I arrived at about 11.00 am and only had to share the space with one other land based fisherman – a friendly Kiwi called Chris – who was camping nearby at Wreck Rock. He had had a fair bit of success using flesh baits and pilchards, he had landed a nice mangrove jack, a day previously.  There was sickly sweet smell and I could see it was coming from the nasty green algal bloom covering the mud and the sand, as the tide receded.

 

I started with my light spinning rig and 10lb fluorocarbon leader. I was fishing with a 1/8th 1/0 jighead and a GULP 2” Shrimp in the Banana Prawn colour.
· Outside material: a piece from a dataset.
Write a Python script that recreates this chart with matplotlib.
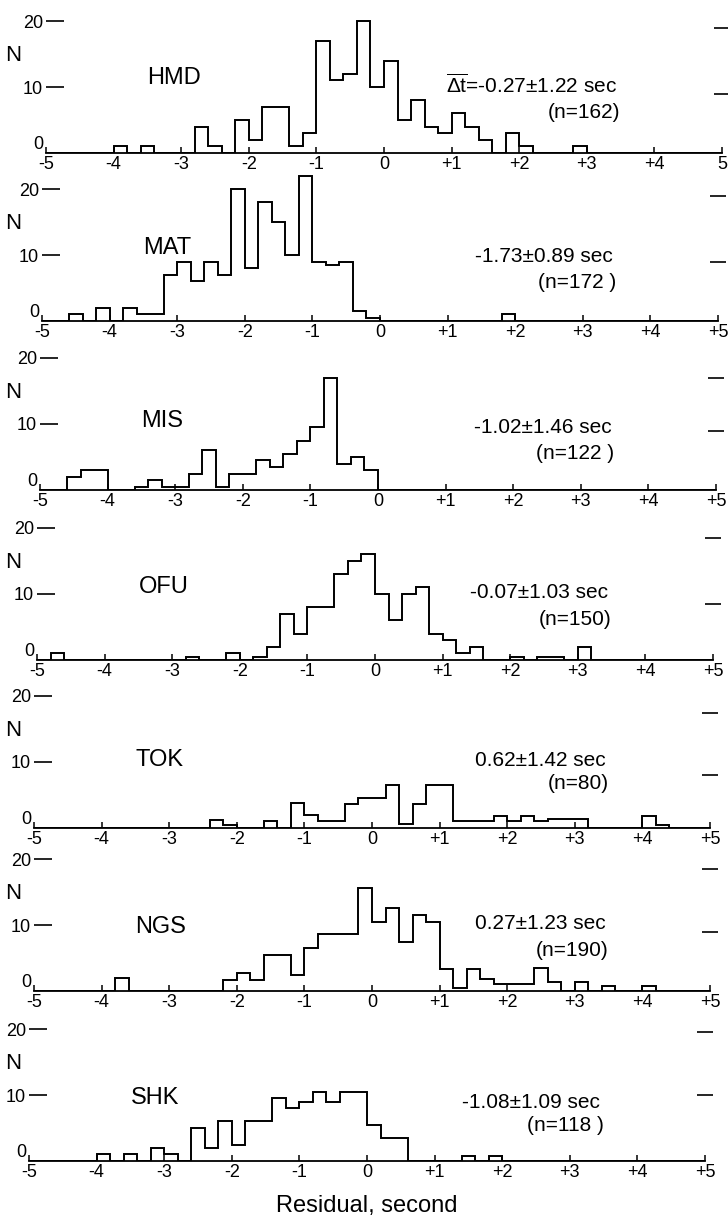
import numpy as np
import matplotlib
matplotlib.use("Agg")
import matplotlib.pyplot as plt

plt.rcParams['font.family'] = ['Liberation Sans Narrow', 'Liberation Sans', 'DejaVu Sans']
plt.rcParams['mathtext.fontset'] = 'custom'
plt.rcParams['mathtext.rm'] = 'Liberation Sans'
plt.rcParams['mathtext.it'] = 'Liberation Sans:italic'

# residual bins, 0.2 s wide, from -5 to +5 s
edges = np.round(np.arange(-5.0, 5.0001, 0.2), 1)

stations = ["HMD", "MAT", "MIS", "OFU", "TOK", "NGS", "SHK"]
mean_sd = ["-0.27\u00b11.22 sec", "-1.73\u00b10.89 sec", "-1.02\u00b11.46 sec", "-0.07\u00b11.03 sec",
           "0.62\u00b11.42 sec", "0.27\u00b11.23 sec", "-1.08\u00b11.09 sec"]
n_labels = ["(n=162)", "(n=172 )", "(n=122 )", "(n=150)", "(n=80)", "(n=190)", "(n=118 )"]

#                0  1  2  3  4  5  6  7  8  9 10 11 12 13 14 15 16 17 18 19 20 21 22 23 24 25 26 27 28 29 30 31 32 33 34 35 36 37 38 39 40 41 42 43 44 45 46 47 48 49
hmd = np.array([0, 0, 0, 0, 0, 1, 0, 1, 0, 0, 0, 4, 1, 0, 5, 2, 7, 7, 1, 3, 17, 11, 12, 20, 10, 14, 5, 8, 4, 3, 6, 4, 2, 0, 3, 1, 0, 0, 0, 1, 0, 0, 0, 0, 0, 0, 0, 0, 0, 0])
mat = np.array([0, 0, 1, 0, 2, 0, 2, 1, 1, 7, 9, 6, 9, 7, 20, 8, 18, 15, 10, 22, 9, 8.5, 9, 1.5, 0.5, 0, 0, 0, 0, 0, 0, 0, 0, 0, 1, 0, 0, 0, 0, 0, 0, 0, 0, 0, 0, 0, 0, 0, 0, 0])
mis = np.array([0, 0, 2, 3, 3, 0, 0, 0.5, 1.5, 0.5, 0.5, 2.5, 6, 0.5, 2.5, 2.5, 4.5, 3.5, 5.5, 7.5, 9.5, 17, 4, 5, 3, 0, 0, 0, 0, 0, 0, 0, 0, 0, 0, 0, 0, 0, 0, 0, 0, 0, 0, 0, 0, 0, 0, 0, 0, 0])
ofu = np.array([0, 1, 0, 0, 0, 0, 0, 0, 0, 0, 0, 0.5, 0, 0, 1, 0, 0.5, 2, 7, 4, 8, 8, 13, 15, 16, 10, 6, 10, 11, 4, 3, 1, 2, 0, 0, 0.5, 0, 0.5, 0.5, 0, 2, 0, 0, 0, 0, 0, 0, 0, 0, 0])
tok = np.array([0, 0, 0, 0, 0, 0, 0, 0, 0, 0, 0, 0, 0, 1.2, 0.4, 0, 0, 1, 0, 3.8, 1.9, 1, 1, 3.7, 4.6, 4.6, 6.5, 0.6, 3.6, 6.5, 6.5, 1, 1, 1, 1.8, 1, 1.8, 1, 1.4, 1.4, 1.4, 0, 0, 0, 0, 1.8, 0.5, 0, 0, 0])
ngs = np.array([0, 0, 0, 0, 0, 0, 2, 0, 0, 0, 0, 0, 0, 0, 1.6, 2.7, 1.6, 5.4, 5.4, 2.5, 6.5, 8.6, 8.6, 8.6, 15.6, 10.5, 12.6, 7.5, 11.5, 10.5, 3.3, 0.5, 3.3, 1.8, 1, 1, 1, 3.5, 1.3, 0, 1.3, 0, 0.7, 0, 0, 0.7, 0, 0, 0, 0])
shk = np.array([0, 0, 0, 0, 0, 1, 0, 1, 0, 2, 1, 0, 5, 2, 6, 2.5, 6, 6, 9.5, 8, 9, 10.5, 9, 10.5, 10.5, 5.5, 3.5, 3.5, 0, 0, 0, 0, 0.7, 0, 0.7, 0, 0, 0, 0, 0, 0, 0, 0, 0, 0, 0, 0, 0, 0, 0])
counts = [hmd, mat, mis, ofu, tok, ngs, shk]

xticks = np.arange(-5, 6)
xtick_text = ["-5", "-4", "-3", "-2", "-1", "0", "+1", "+2", "+3", "+4", "+5"]

# page layout in pixels (728 x 1223)
W, H = 728, 1223
zero_px = [384, 380, 378, 375, 372, 372, 367]      # x pixel of residual 0
base_px = [153, 321, 490, 660, 828, 991, 1161]     # y pixel of N = 0
unit_px = 67.6                                      # pixels per second
count_px = 6.6                                      # pixels per count
ytop = 23
right_marks = [(19, 9), (19, 9), (17, 9), (18.5, 8.5), (17.5, 8), (18.5, 9), (19.5, 10)]
# label heights above the axis, in counts
name_y = [11.4, 11.1, 10.5, 11.1, 10.3, 9.7, 9.5]
stat_y = [10.3, 9.7, 9.4, 10.3, 10.3, 10.3, 8.8]
n_y = [6.1, 5.9, 5.5, 6.2, 6.8, 6.2, 5.4]

fig = plt.figure(figsize=(W / 100, H / 100), dpi=100)

for i, name in enumerate(stations):
    left_px = zero_px[i] - 5 * unit_px
    ax = fig.add_axes([left_px / W, 1 - base_px[i] / H, 10 * unit_px / W, ytop * count_px / H])
    ax.patch.set_visible(False)

    ax.stairs(counts[i], edges, baseline=0, color="black", lw=1.4)

    ax.set_xlim(-5, 5)
    ax.set_ylim(0, ytop)
    for s in ("top", "right", "left"):
        ax.spines[s].set_visible(False)
    ax.spines["bottom"].set_linewidth(1.3)

    ax.set_xticks(xticks)
    labels = list(xtick_text)
    if i == 0:
        labels[-1] = "5"
    ax.set_xticklabels(labels)
    ax.tick_params(axis="x", direction="in", length=4, width=1.1, pad=2, labelsize=13)

    ax.set_yticks([0, 10, 20])
    ax.set_yticklabels(["0", "10", "20"])
    ax.tick_params(axis="y", direction="in", length=13, width=1.2, pad=2, labelsize=13)
    ax.yaxis.get_major_ticks()[0].tick1line.set_visible(False)
    ax.get_yticklabels()[0].set_verticalalignment("bottom")

    sec = ax.secondary_yaxis("right")
    sec.set_yticks(list(right_marks[i]))
    sec.set_yticklabels([])
    sec.tick_params(direction="inout", length=12, width=1.2)
    sec.spines["right"].set_visible(False)

    # "N" sits at a fixed distance from the page edge
    ax.text(-5 - (left_px - 13) / unit_px, 14.7, "N", fontsize=16, ha="center", va="center")
    ax.text(-3.5, name_y[i], name, fontsize=17, ha="left", va="center")
    stat = mean_sd[i]
    if i == 0:
        stat = r"$\overline{\mathit{\Delta}\mathrm{t}}$=" + stat
    ax.text(3.45, stat_y[i], stat, fontsize=15, ha="right", va="center")
    ax.text(3.5, n_y[i], n_labels[i], fontsize=15, ha="right", va="center")

    if i == len(stations) - 1:
        ax.set_xlabel("Residual, second", fontsize=17, labelpad=10)

fig.savefig("out.png", dpi=100)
I cast along parallel with the mangroves. The tide was running out. I soon picked up a dusky flathead – 50 cm long. A few casts later the lure was slammed by a fairly significant fish. I hooked up instantly and it took off. On the first leap I could not see what it was. On the second, its black back gave it away as a pretty big (60cm +) Tarpon. It leapt three or four times and kept making blistering runs. With 10lb leader I could not muscle it in so I let it have its head. Unfortunately, as soon as I tried to tighten the drag and put some pressure on, it snapped the leader.

 

I fished for a little longer with the GULP Shrimp, then swapped to a Jerkshad in the Lime Tiger colour. I had now re-rigged with 15lb leader. After a few casts I had a solid bite and about 3 casts later, another smaller Tarpon hit hard. I set the hook and let it take line and leap around for a few minutes. When it had worn itself out I reeled it in, unhooked it and released it. These are tough fighting fish with small hard mouths, so they can be hard to hook.

I fished on through the falling tide but the wind got stronger and stronger and even made fishing this sheltered spot hard. I had a few bites from smaller fish but at about noon. I gave up for the day.